### Your goal
Return every line below in which "that" appears.

### Exercise inputs
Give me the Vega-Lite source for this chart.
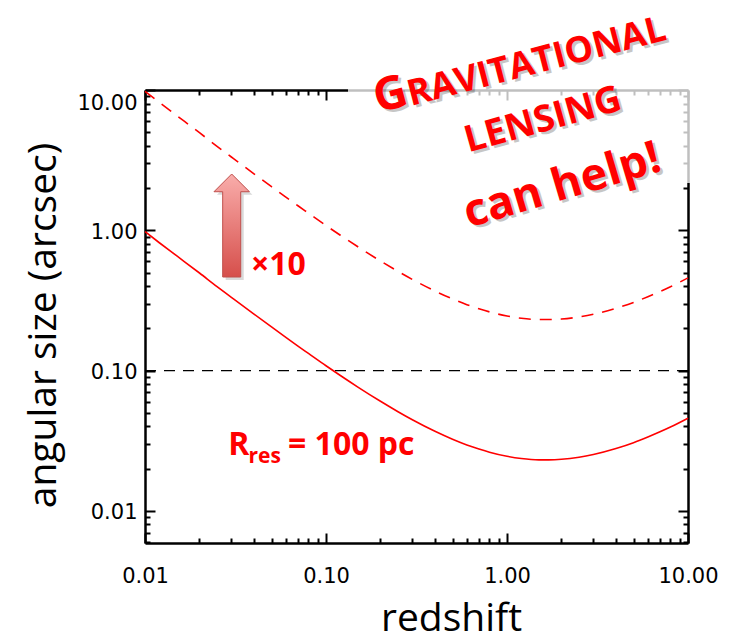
{
  "$schema": "https://vega.github.io/schema/vega-lite/v6.json",
  "width": 543,
  "height": 453,
  "autosize": {"type": "none"},
  "padding": {"left": 145, "top": 90, "right": 43, "bottom": 97},
  "background": "white",
  "config": {
    "view": {"stroke": null},
    "axis": {
      "grid": false,
      "domainColor": "black",
      "domainWidth": 2.5,
      "tickColor": "black",
      "tickWidth": 2,
      "labelFont": "DejaVu Sans",
      "labelFontSize": 21,
      "labelColor": "black",
      "titleFont": "Open Sans",
      "titleFontSize": 39,
      "titleFontWeight": "normal",
      "titleColor": "black"
    }
  },
  "datasets": {
    "resolved": [
      {"z": 0.01, "theta": 0.978}, {"z": 0.012, "theta": 0.815}, {"z": 0.015, "theta": 0.656},
      {"z": 0.02, "theta": 0.496}, {"z": 0.025, "theta": 0.397}, {"z": 0.03, "theta": 0.333},
      {"z": 0.04, "theta": 0.2527}, {"z": 0.05, "theta": 0.2046}, {"z": 0.06, "theta": 0.1725},
      {"z": 0.07, "theta": 0.1496}, {"z": 0.08, "theta": 0.1325}, {"z": 0.1, "theta": 0.1082},
      {"z": 0.12, "theta": 0.0922}, {"z": 0.15, "theta": 0.0763}, {"z": 0.2, "theta": 0.0604},
      {"z": 0.25, "theta": 0.0509}, {"z": 0.3, "theta": 0.0446}, {"z": 0.4, "theta": 0.0369},
      {"z": 0.5, "theta": 0.0324}, {"z": 0.6, "theta": 0.0295}, {"z": 0.7, "theta": 0.0276},
      {"z": 0.8, "theta": 0.0262}, {"z": 1.0, "theta": 0.0245}, {"z": 1.2, "theta": 0.0236},
      {"z": 1.5, "theta": 0.0231}, {"z": 1.7, "theta": 0.0231}, {"z": 2.0, "theta": 0.0233},
      {"z": 2.5, "theta": 0.0241}, {"z": 3.0, "theta": 0.0252}, {"z": 4.0, "theta": 0.0278},
      {"z": 5.0, "theta": 0.0306}, {"z": 6.0, "theta": 0.0336}, {"z": 7.0, "theta": 0.0366},
      {"z": 8.0, "theta": 0.0396}, {"z": 10.0, "theta": 0.0458}
    ],
    "lensed": [
      {"z": 0.01, "theta": 9.78}, {"z": 0.012, "theta": 8.15}, {"z": 0.015, "theta": 6.56},
      {"z": 0.02, "theta": 4.96}, {"z": 0.025, "theta": 3.97}, {"z": 0.03, "theta": 3.33},
      {"z": 0.04, "theta": 2.527}, {"z": 0.05, "theta": 2.046}, {"z": 0.06, "theta": 1.725},
      {"z": 0.07, "theta": 1.496}, {"z": 0.08, "theta": 1.325}, {"z": 0.1, "theta": 1.082},
      {"z": 0.12, "theta": 0.922}, {"z": 0.15, "theta": 0.763}, {"z": 0.2, "theta": 0.604},
      {"z": 0.25, "theta": 0.509}, {"z": 0.3, "theta": 0.446}, {"z": 0.4, "theta": 0.369},
      {"z": 0.5, "theta": 0.324}, {"z": 0.6, "theta": 0.295}, {"z": 0.7, "theta": 0.276},
      {"z": 0.8, "theta": 0.262}, {"z": 1.0, "theta": 0.245}, {"z": 1.2, "theta": 0.236},
      {"z": 1.5, "theta": 0.231}, {"z": 1.7, "theta": 0.231}, {"z": 2.0, "theta": 0.233},
      {"z": 2.5, "theta": 0.241}, {"z": 3.0, "theta": 0.252}, {"z": 4.0, "theta": 0.278},
      {"z": 5.0, "theta": 0.306}, {"z": 6.0, "theta": 0.336}, {"z": 7.0, "theta": 0.366},
      {"z": 8.0, "theta": 0.396}, {"z": 10.0, "theta": 0.458}
    ]
  },
  "layer": [
    {
      "description": "resolution limit at 0.1 arcsec",
      "data": {"values": [{}]},
      "mark": {"type": "rule", "color": "black", "strokeWidth": 1.3, "strokeDash": [11, 8]},
      "encoding": {
        "y": {"datum": 0.1, "type": "quantitative", "scale": {"type": "log", "domain": [0.0059, 10], "nice": false}, "axis": null}
      }
    },
    {
      "description": "angular size of a 100 pc clump",
      "data": {"name": "resolved"},
      "mark": {"type": "line", "color": "#ff0000", "strokeWidth": 1.6, "interpolate": "monotone"},
      "encoding": {
        "x": {
          "field": "z", "type": "quantitative",
          "scale": {"type": "log", "domain": [0.01, 10], "nice": false},
          "axis": {
            "orient": "bottom",
            "values": [0.01, 0.02, 0.03, 0.04, 0.05, 0.06, 0.07, 0.08, 0.09, 0.1, 0.2, 0.3, 0.4, 0.5, 0.6, 0.7, 0.8, 0.9, 1, 2, 3, 4, 5, 6, 7, 8, 9, 10],
            "tickSize": {"condition": {"test": "indexof([0.01, 0.1, 1, 10], datum.value) >= 0", "value": -10}, "value": -5},
            "labelExpr": "indexof([0.01, 0.1, 1, 10], datum.value) >= 0 ? format(datum.value, '.2f') : ''",
            "labelFlush": false,
            "labelOverlap": false,
            "labelPadding": 32,
            "title": "redshift",
            "titleX": 306,
            "titleY": 87,
            "titleBaseline": "alphabetic",
            "titleAlign": "center"
          }
        },
        "y": {
          "field": "theta", "type": "quantitative",
          "scale": {"type": "log", "domain": [0.0059, 10], "nice": false},
          "axis": {
            "orient": "left",
            "values": [0.006, 0.007, 0.008, 0.009, 0.01, 0.02, 0.03, 0.04, 0.05, 0.06, 0.07, 0.08, 0.09, 0.1, 0.2, 0.3, 0.4, 0.5, 0.6, 0.7, 0.8, 0.9, 1, 2, 3, 4, 5, 6, 7, 8, 9, 10],
            "tickSize": {"condition": {"test": "indexof([0.01, 0.1, 1, 10], datum.value) >= 0", "value": -10}, "value": -5},
            "labelExpr": "indexof([0.01, 0.1, 1, 10], datum.value) >= 0 ? format(datum.value, '.2f') : ''",
            "labelFlush": true,
            "labelOverlap": false,
            "labelPadding": 18,
            "labelOffset": 2,
            "title": "angular size (arcsec)",
            "titleAngle": -90,
            "titleX": -90,
            "titleY": 235,
            "titleBaseline": "alphabetic",
            "titleAlign": "center"
          }
        }
      }
    },
    {
      "description": "same clump magnified ten times",
      "data": {"name": "lensed"},
      "mark": {"type": "line", "color": "#ff0000", "strokeWidth": 1.6, "strokeDash": [12, 9], "interpolate": "monotone"},
      "encoding": {
        "x": {
          "field": "z", "type": "quantitative",
          "scale": {"type": "log", "domain": [0.01, 10], "nice": false},
          "axis": {
            "orient": "top",
            "values": [0.01, 0.02, 0.03, 0.04, 0.05, 0.06, 0.07, 0.08, 0.09, 0.1, 0.2, 0.3, 0.4, 0.5, 0.6, 0.7, 0.8, 0.9, 1, 2, 3, 4, 5, 6, 7, 8, 9, 10],
            "tickSize": {"condition": {"test": "indexof([0.01, 0.1, 1, 10], datum.value) >= 0", "value": -10}, "value": -5},
            "labels": false,
            "title": null
          }
        },
        "y": {
          "field": "theta", "type": "quantitative",
          "scale": {"type": "log", "domain": [0.0059, 10], "nice": false},
          "axis": {
            "orient": "right",
            "values": [0.006, 0.007, 0.008, 0.009, 0.01, 0.02, 0.03, 0.04, 0.05, 0.06, 0.07, 0.08, 0.09, 0.1, 0.2, 0.3, 0.4, 0.5, 0.6, 0.7, 0.8, 0.9, 1, 2, 3, 4, 5, 6, 7, 8, 9, 10],
            "tickSize": {"condition": {"test": "indexof([0.01, 0.1, 1, 10], datum.value) >= 0", "value": -10}, "value": -5},
            "labels": false,
            "title": null
          }
        }
      }
    },
    {
      "description": "translucent backing of the callout box",
      "data": {"values": [{}]},
      "mark": {"type": "rect", "fill": "white", "opacity": 0.75},
      "encoding": {
        "x": {"datum": 0.1323, "type": "quantitative", "axis": null},
        "x2": {"datum": 20},
        "y": {"datum": 2.173, "type": "quantitative", "axis": null},
        "y2": {"datum": 40}
      }
    },
    {
      "description": "magnification arrow",
      "data": {"values": [{"z": 0.03013, "theta": 1.0816}]},
      "encoding": {
        "x": {"field": "z", "type": "quantitative", "axis": null},
        "y": {"field": "theta", "type": "quantitative", "axis": null}
      },
      "layer": [
        {
          "mark": {"type": "point", "shape": "M0,-1L0.344,-0.656L0.175,-0.656L0.175,1L-0.175,1L-0.175,-0.656L-0.344,-0.656Z", "size": 10609, "filled": true, "fill": "#000000", "fillOpacity": 0.15, "strokeWidth": 0, "xOffset": 3, "yOffset": 3}
        },
        {
          "mark": {
            "type": "point",
            "shape": "M0,-1L0.344,-0.656L0.175,-0.656L0.175,1L-0.175,1L-0.175,-0.656L-0.344,-0.656Z",
            "size": 10609,
            "filled": true,
            "fill": {"gradient": "linear", "x1": 0, "y1": 0, "x2": 0, "y2": 1, "stops": [{"offset": 0, "color": "#f9adab"}, {"offset": 1, "color": "#d64f4b"}]},
            "fillOpacity": 1,
            "stroke": "#c0504d",
            "strokeWidth": 1,
            "opacity": 1
          }
        }
      ]
    },
    {
      "data": {"values": [{"z": 0.03852, "theta": 0.48, "label": "×10"}]},
      "mark": {"type": "text", "font": "Open Sans", "fontWeight": "bold", "fontSize": 32, "color": "#ff0000", "align": "left", "baseline": "alphabetic"},
      "encoding": {
        "x": {"field": "z", "type": "quantitative", "axis": null},
        "y": {"field": "theta", "type": "quantitative", "axis": null},
        "text": {"field": "label"}
      }
    },
    {
      "data": {"values": [{"z": 0.02885, "theta": 0.02501, "label": "R"}, {"z": 0.06166, "theta": 0.02501, "label": "= 100 pc"}]},
      "mark": {"type": "text", "font": "Open Sans", "fontWeight": "bold", "fontSize": 32, "color": "#ff0000", "align": "left", "baseline": "alphabetic"},
      "encoding": {
        "x": {"field": "z", "type": "quantitative", "axis": null},
        "y": {"field": "theta", "type": "quantitative", "axis": null},
        "text": {"field": "label"}
      }
    },
    {
      "data": {"values": [{"z": 0.03731, "theta": 0.02182, "label": "res"}]},
      "mark": {"type": "text", "font": "Open Sans", "fontWeight": "bold", "fontSize": 21, "color": "#ff0000", "align": "left", "baseline": "alphabetic"},
      "encoding": {
        "x": {"field": "z", "type": "quantitative", "axis": null},
        "y": {"field": "theta", "type": "quantitative", "axis": null},
        "text": {"field": "label"}
      }
    },
    {
      "description": "callout, first line: large initial",
      "data": {"values": [{"z": 0.19379, "theta": 6.856, "label": "G"}]},
      "encoding": {
        "x": {"field": "z", "type": "quantitative", "axis": null},
        "y": {"field": "theta", "type": "quantitative", "axis": null},
        "text": {"field": "label"}
      },
      "layer": [
        {"mark": {"type": "text", "font": "Open Sans", "fontWeight": "bold", "fontSize": 46, "angle": -15, "align": "left", "baseline": "alphabetic", "color": "#000000", "opacity": 0.22, "dx": 2, "dy": 3}},
        {"mark": {"type": "text", "font": "Open Sans", "fontWeight": "bold", "fontSize": 46, "angle": -15, "align": "left", "baseline": "alphabetic", "color": "#ff0000"}}
      ]
    },
    {
      "description": "callout, first line: small capitals",
      "data": {"values": [{"z": 0.2943, "theta": 7.7, "label": "RAVITATIONAL"}]},
      "encoding": {
        "x": {"field": "z", "type": "quantitative", "axis": null},
        "y": {"field": "theta", "type": "quantitative", "axis": null},
        "text": {"field": "label"}
      },
      "layer": [
        {"mark": {"type": "text", "font": "Open Sans", "fontWeight": "bold", "fontSize": 36, "angle": -14.5, "align": "left", "baseline": "alphabetic", "color": "#000000", "opacity": 0.22, "dx": 2, "dy": 3}},
        {"mark": {"type": "text", "font": "Open Sans", "fontWeight": "bold", "fontSize": 36, "angle": -14.5, "align": "left", "baseline": "alphabetic", "color": "#ff0000"}}
      ]
    },
    {
      "description": "callout, second line",
      "data": {"values": [{"z": 1.6425, "theta": 5.102, "label": "LENSING"}]},
      "encoding": {
        "x": {"field": "z", "type": "quantitative", "axis": null},
        "y": {"field": "theta", "type": "quantitative", "axis": null},
        "text": {"field": "label"}
      },
      "layer": [
        {"mark": {"type": "text", "font": "Open Sans", "fontWeight": "bold", "fontSize": 37, "angle": -15.5, "align": "center", "baseline": "alphabetic", "color": "#000000", "opacity": 0.22, "dx": 2, "dy": 3}},
        {"mark": {"type": "text", "font": "Open Sans", "fontWeight": "bold", "fontSize": 37, "angle": -15.5, "align": "center", "baseline": "alphabetic", "color": "#ff0000"}}
      ]
    },
    {
      "description": "callout, third line",
      "data": {"values": [{"z": 2.1184, "theta": 1.6712, "label": "can help!"}]},
      "encoding": {
        "x": {"field": "z", "type": "quantitative", "axis": null},
        "y": {"field": "theta", "type": "quantitative", "axis": null},
        "text": {"field": "label"}
      },
      "layer": [
        {"mark": {"type": "text", "font": "Open Sans", "fontWeight": "bold", "fontSize": 45, "angle": -16.5, "align": "center", "baseline": "alphabetic", "color": "#000000", "opacity": 0.22, "dx": 2, "dy": 3}},
        {"mark": {"type": "text", "font": "Open Sans", "fontWeight": "bold", "fontSize": 45, "angle": -16.5, "align": "center", "baseline": "alphabetic", "color": "#ff0000"}}
      ]
    }
  ]
}
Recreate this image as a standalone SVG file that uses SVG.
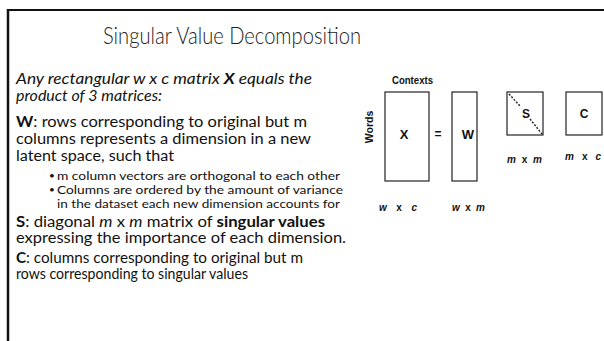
<svg xmlns="http://www.w3.org/2000/svg" width="604" height="341" viewBox="0 0 604 341">
  <style>
    .title { font-family: Lato, "Open Sans", sans-serif; font-weight: 300; font-size: 23.5px; fill: #222; }
    .body { font-family: Lato, "Open Sans", sans-serif; font-size: 14.5px; fill: #111; }
    .small { font-family: Lato, "Open Sans", sans-serif; font-size: 12px; fill: #111; }
    .dot { font-family: Lato, "Open Sans", sans-serif; font-size: 10px; fill: #111; }
    .it { font-style: italic; }
    .b { font-weight: bold; }
    .fig { font-family: "Liberation Sans", Arial, sans-serif; font-weight: bold; fill: #111; }
    .box { fill: #fff; stroke: #222; stroke-width: 1.2; }
    .frame { stroke: #111; fill: none; }
  </style>

  <rect width="604" height="341" fill="#fff"/>

  <!-- slide frame -->
  <g id="frame">
    <line class="frame" x1="7" y1="10" x2="604" y2="10" stroke-width="2"/>
    <line class="frame" x1="8" y1="9" x2="8" y2="341" stroke-width="2.5"/>
  </g>

  <!-- title -->
  <text class="title" x="103" y="44" textLength="258" lengthAdjust="spacingAndGlyphs">Singular Value Decomposition</text>

  <!-- body text -->
  <g id="body-text">
    <text class="body it" x="16" y="84" textLength="296" lengthAdjust="spacingAndGlyphs">Any rectangular w x c matrix <tspan class="b">X</tspan> equals the</text>
    <text class="body it" x="16" y="101" textLength="146" lengthAdjust="spacingAndGlyphs">product of 3 matrices:</text>

    <text class="body" x="16" y="127" textLength="291" lengthAdjust="spacingAndGlyphs"><tspan class="b">W</tspan>: rows corresponding to original but m</text>
    <text class="body" x="16" y="144" textLength="295" lengthAdjust="spacingAndGlyphs">columns represents a dimension in a new</text>
    <text class="body" x="16" y="161" textLength="158" lengthAdjust="spacingAndGlyphs">latent space, such that</text>

    <text class="dot" x="49" y="179">•</text>
    <text class="small" x="57" y="180" textLength="283" lengthAdjust="spacingAndGlyphs">m column vectors are orthogonal to each other</text>
    <text class="dot" x="49" y="193">•</text>
    <text class="small" x="57" y="194" textLength="286" lengthAdjust="spacingAndGlyphs">Columns are ordered by the amount of variance</text>
    <text class="small" x="57" y="208" textLength="283" lengthAdjust="spacingAndGlyphs">in the dataset each new dimension accounts for</text>

    <text class="body" x="16" y="227" textLength="309" lengthAdjust="spacingAndGlyphs"><tspan class="b">S</tspan>:  diagonal <tspan class="it">m</tspan> x <tspan class="it">m</tspan> matrix of <tspan class="b">singular values</tspan></text>
    <text class="body" x="16" y="243" textLength="330" lengthAdjust="spacingAndGlyphs">expressing the importance of each dimension.</text>
    <text class="body" x="16" y="263" textLength="287" lengthAdjust="spacingAndGlyphs"><tspan class="b">C</tspan>: columns corresponding to original but m</text>
    <text class="body" x="16" y="279" textLength="232" lengthAdjust="spacingAndGlyphs">rows corresponding to singular values</text>
  </g>

  <!-- axis labels -->
  <text class="fig" x="392" y="84" font-size="10.5" textLength="41" lengthAdjust="spacingAndGlyphs">Contexts</text>
  <text class="fig" font-size="10.5" transform="translate(373,127) rotate(-90)" text-anchor="middle">Words</text>

  <!-- matrix X -->
  <g id="matrix-x">
    <rect class="box" x="385" y="92" width="44" height="89"/>
    <text class="fig" x="404" y="139" font-size="13" text-anchor="middle">X</text>
    <text class="fig" x="379" y="211" font-size="10" textLength="38" lengthAdjust="spacing"><tspan font-style="italic">w</tspan> x <tspan font-style="italic">c</tspan></text>
  </g>

  <!-- equals sign -->
  <g id="equals">
    <text class="fig" x="438" y="138" font-size="12" text-anchor="middle">=</text>
  </g>

  <!-- matrix W -->
  <g id="matrix-w">
    <rect class="box" x="452" y="92" width="25" height="89"/>
    <text class="fig" x="468" y="139" font-size="13" text-anchor="middle">W</text>
    <text class="fig" x="452" y="211" font-size="10" textLength="33" lengthAdjust="spacing"><tspan font-style="italic">w</tspan> x <tspan font-style="italic">m</tspan></text>
  </g>

  <!-- matrix S (diagonal) -->
  <g id="matrix-s">
    <rect class="box" x="507" y="92" width="36" height="43"/>
    <line x1="509" y1="94" x2="520" y2="106" stroke="#222" stroke-width="1.4" stroke-dasharray="2 1.5"/>
    <line x1="530" y1="119" x2="542" y2="134" stroke="#222" stroke-width="1.4" stroke-dasharray="2 1.5"/>
    <text class="fig" x="526" y="118" font-size="12" text-anchor="middle">S</text>
    <text class="fig" x="507" y="163" font-size="10" textLength="35" lengthAdjust="spacing"><tspan font-style="italic">m</tspan> x <tspan font-style="italic">m</tspan></text>
  </g>

  <!-- matrix C -->
  <g id="matrix-c">
    <rect class="box" x="566" y="92" width="36" height="43"/>
    <text class="fig" x="584" y="118" font-size="12" text-anchor="middle">C</text>
    <text class="fig" x="565" y="160" font-size="10" textLength="36" lengthAdjust="spacing"><tspan font-style="italic">m</tspan> x <tspan font-style="italic">c</tspan></text>
  </g>
</svg>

### Complete answer
Recreate this image as a standalone SVG file that uses SVG.
    <text class="body" x="16" y="161" textLength="158" lengthAdjust="spacingAndGlyphs">latent space, such that</text>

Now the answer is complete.